P·P·O·W is pleased to present Elizabeth Glaessner’s third exhibition with the gallery, Phantom Tail. Siphoning inspiration from an evolving pool of art historical, mythological, and cultural references, and inspired by symbolist painters such as Edvard Munch, Glaessner conjures a surreal universe of hypnotic landscapes populated by androgynous doppelgangers, sphinxes, fiends, mirages, and more. Throughout the exhibition, Glaessner’s paintings act as portals, shepherding us into a world unmoored by virtue or vice where all manner of myths coexist without predetermined moral resolution.

The exhibition’s title, Phantom Tail, refers to both the lingering sensation of a primordial tail and alludes to possible origin tales now long forgotten. As a child, Glaessner’s protruding tail bone spawned an investigation of this feature as a lost vestige of humankind’s physical animality and our lost connection with the natural world. In paintings such as Galatea on Stilts, 2022, enigmatic limbs and tree trunks tonally and texturally converge, becoming indistinguishable from one another. This convergence reveals society’s cultural castration of our metaphorical ‘tails’ and offers a world where these can be felt again. Glaessner renders alternative psychological, sexual, and emotional worlds where the self is multitudinous, and heaven and hell are made irrelevant.

Glaessner revels in transformation and multiplicity. Reflecting the metamorphosis occurring within these subjects, Glaessner grounds each painting with a bold color field that is variously poured or stained.
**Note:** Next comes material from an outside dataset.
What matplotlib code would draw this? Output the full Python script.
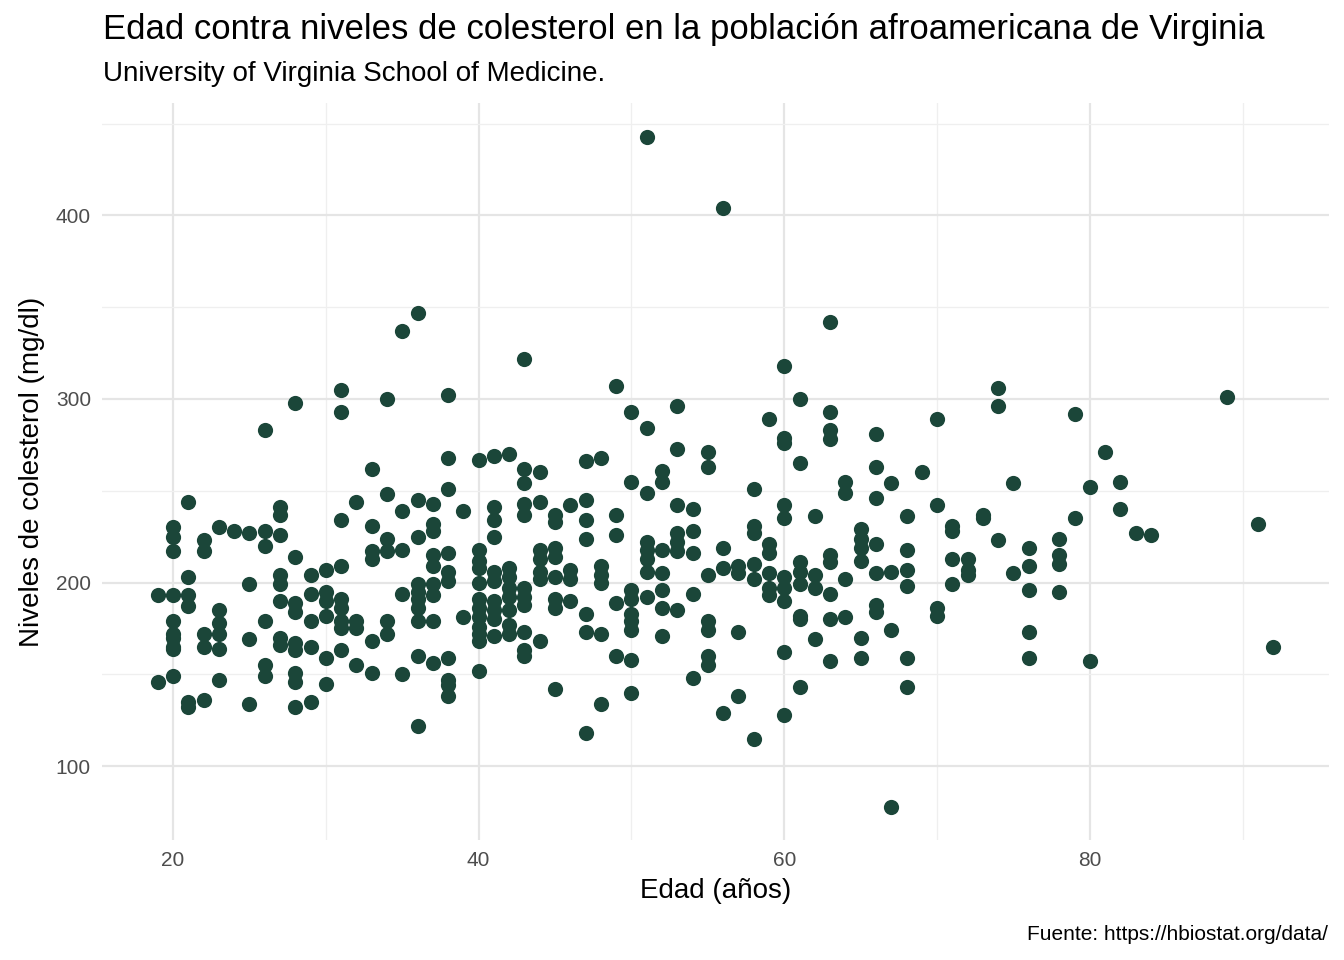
import matplotlib.pyplot as plt
import numpy as np

# Ages (years) and cholesterol readings (mg/dl)
edad_grupos = [19, 20, 21, 22, 23, 24, 25, 26, 27, 28, 29, 30, 31, 32, 33, 34, 35, 36, 37, 38,
               39, 40, 41, 42, 43, 44, 45, 46, 47, 48, 49, 50, 51, 52, 53, 54, 55, 56, 57, 58,
               59, 60, 61, 62, 63, 64, 65, 66, 67, 68, 69, 70, 71, 72, 73, 74, 75, 76, 78, 79,
               80, 81, 82, 83, 84, 89, 91, 92]
colesterol_grupos = [
    [193, 146],
    [230, 225, 217, 193, 179, 172, 165, 149, 164, 170],
    [244, 203, 193, 187, 135, 132],
    [223, 217, 172, 165, 136],
    [230, 185, 178, 172, 164, 147],
    [228],
    [227, 199, 169, 134],
    [283, 228, 220, 179, 155, 149],
    [241, 237, 226, 204, 199, 190, 170, 166],
    [298, 214, 189, 184, 167, 163, 151, 146, 132],
    [204, 194, 179, 165, 135],
    [207, 195, 190, 182, 159, 145],
    [305, 293, 234, 209, 191, 186, 179, 175, 163],
    [244, 179, 175, 155],
    [262, 231, 217, 213, 168, 151],
    [300, 248, 224, 217, 179, 172],
    [337, 239, 218, 194, 150],
    [347, 245, 225, 199, 195, 191, 186, 179, 160, 122],
    [243, 232, 228, 215, 209, 199, 193, 179, 156],
    [302, 268, 251, 216, 206, 201, 159, 147, 144, 138],
    [239, 181],
    [267, 218, 212, 208, 200, 191, 186, 181, 176, 172, 168, 152],
    [269, 241, 234, 225, 206, 201, 190, 185, 180, 171],
    [270, 208, 203, 197, 192, 185, 177, 172],
    [322, 262, 254, 243, 237, 197, 192, 188, 173, 163, 160],
    [260, 244, 218, 213, 206, 202, 168],
    [237, 233, 219, 214, 203, 191, 186, 142],
    [242, 207, 202, 190],
    [266, 245, 234, 224, 183, 173, 118],
    [268, 209, 204, 200, 172, 134],
    [307, 237, 226, 189, 160],
    [293, 255, 196, 191, 183, 179, 174, 158, 140],
    [443, 284, 249, 222, 218, 213, 206, 192],
    [261, 255, 218, 205, 196, 186, 171],
    [296, 273, 242, 227, 222, 217, 185],
    [240, 228, 216, 194, 148],
    [271, 263, 204, 179, 174, 160, 155],
    [404, 219, 208, 129],
    [209, 205, 173, 138],
    [251, 231, 227, 210, 202, 115],
    [289, 221, 216, 205, 197, 193],
    [318, 279, 276, 242, 235, 203, 197, 190, 162, 128],
    [300, 265, 211, 206, 199, 182, 180, 143],
    [236, 204, 197, 169],
    [342, 293, 283, 278, 215, 211, 194, 180, 157],
    [255, 249, 202, 181],
    [229, 224, 219, 212, 170, 159],
    [281, 263, 246, 221, 205, 188, 184],
    [254, 206, 174, 78],
    [236, 218, 207, 198, 159, 143],
    [260],
    [289, 242, 186, 182],
    [231, 228, 213, 199],
    [213, 207, 204],
    [237, 235],
    [306, 296, 223],
    [254, 205],
    [219, 209, 196, 173, 159],
    [224, 215, 210, 195],
    [292, 235],
    [252, 157],
    [271],
    [255, 240],
    [227],
    [226],
    [301],
    [232],
    [165],
]

edad = np.concatenate([[a] * len(v) for a, v in zip(edad_grupos, colesterol_grupos)])
colesterol = np.concatenate(colesterol_grupos)

plt.rcParams["font.family"] = ["Liberation Sans", "DejaVu Sans"]
fig = plt.figure(figsize=(13.44, 9.6), dpi=100)
ax = fig.add_axes([102 / 1344, 1 - 840 / 960, (1329 - 102) / 1344, (840 - 103) / 960])

ax.scatter(edad, colesterol, s=120, color="#1b4639", zorder=3, linewidths=0)

ax.set_xlim(15.35, 95.65)
ax.set_ylim(59.75, 461.25)
ax.set_xticks([20, 40, 60, 80])
ax.set_yticks([100, 200, 300, 400])
ax.set_xticks([30, 50, 70, 90], minor=True)
ax.set_yticks([150, 250, 350, 450], minor=True)
ax.grid(True, which="major", color="#e5e5e5", linewidth=1.6)
ax.grid(True, which="minor", color="#efefef", linewidth=0.9)
for s in ax.spines.values():
    s.set_visible(False)
ax.tick_params(which="both", length=0, labelsize=15, colors="#4d4d4d", pad=8)

ax.set_xlabel("Edad (años)", fontsize=20, labelpad=6)
ax.set_ylabel("Niveles de colesterol (mg/dl)", fontsize=20, labelpad=8)

fig.text(103 / 1344, 1 - 30 / 960, "Edad contra niveles de colesterol en la población afroamericana de Virginia",
         fontsize=25, va="center", ha="left")
fig.text(103 / 1344, 1 - 74 / 960, "University of Virginia School of Medicine.",
         fontsize=20, va="center", ha="left")
fig.text(1328 / 1344, 1 - 935 / 960, "Fuente: https://hbiostat.org/data/",
         fontsize=15, va="center", ha="right")

fig.savefig("out.png", dpi=100, facecolor="white")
Shifting between formal articulation and non-representational gesture, Glaessner works by layering oil over poured pigments dispersed with water and various binders to allow for the spontaneity of the paint to lay the foundation for fluid narratives. In Blue Recluse, 2021, Glaessner depicts a multi-limbed, spider-like being treading in a shallow sea. Bobbing just above the surface of the water, the head of this mythological figure echoes the moon on the horizon, while its highly articulated ankles mirror bones littering the sea floor. Sandwiched between these potent symbols, the figure alternately emerges from and dissolves into the surrounding water. Throughout the exhibition, Glaessner returns to liquid as both crucial to the process and symbolic of the emotional fluctuations of the figures.

Through both process and composition, Glaessner seeks to better understand this emotional world by making it visual, the amorphous figures ultimately serving as conduits for ineffable emotion. By mining the unconscious, Glaessner simultaneously triggers our collective primal knowledge buried by centuries of societal boundaries and moral codes.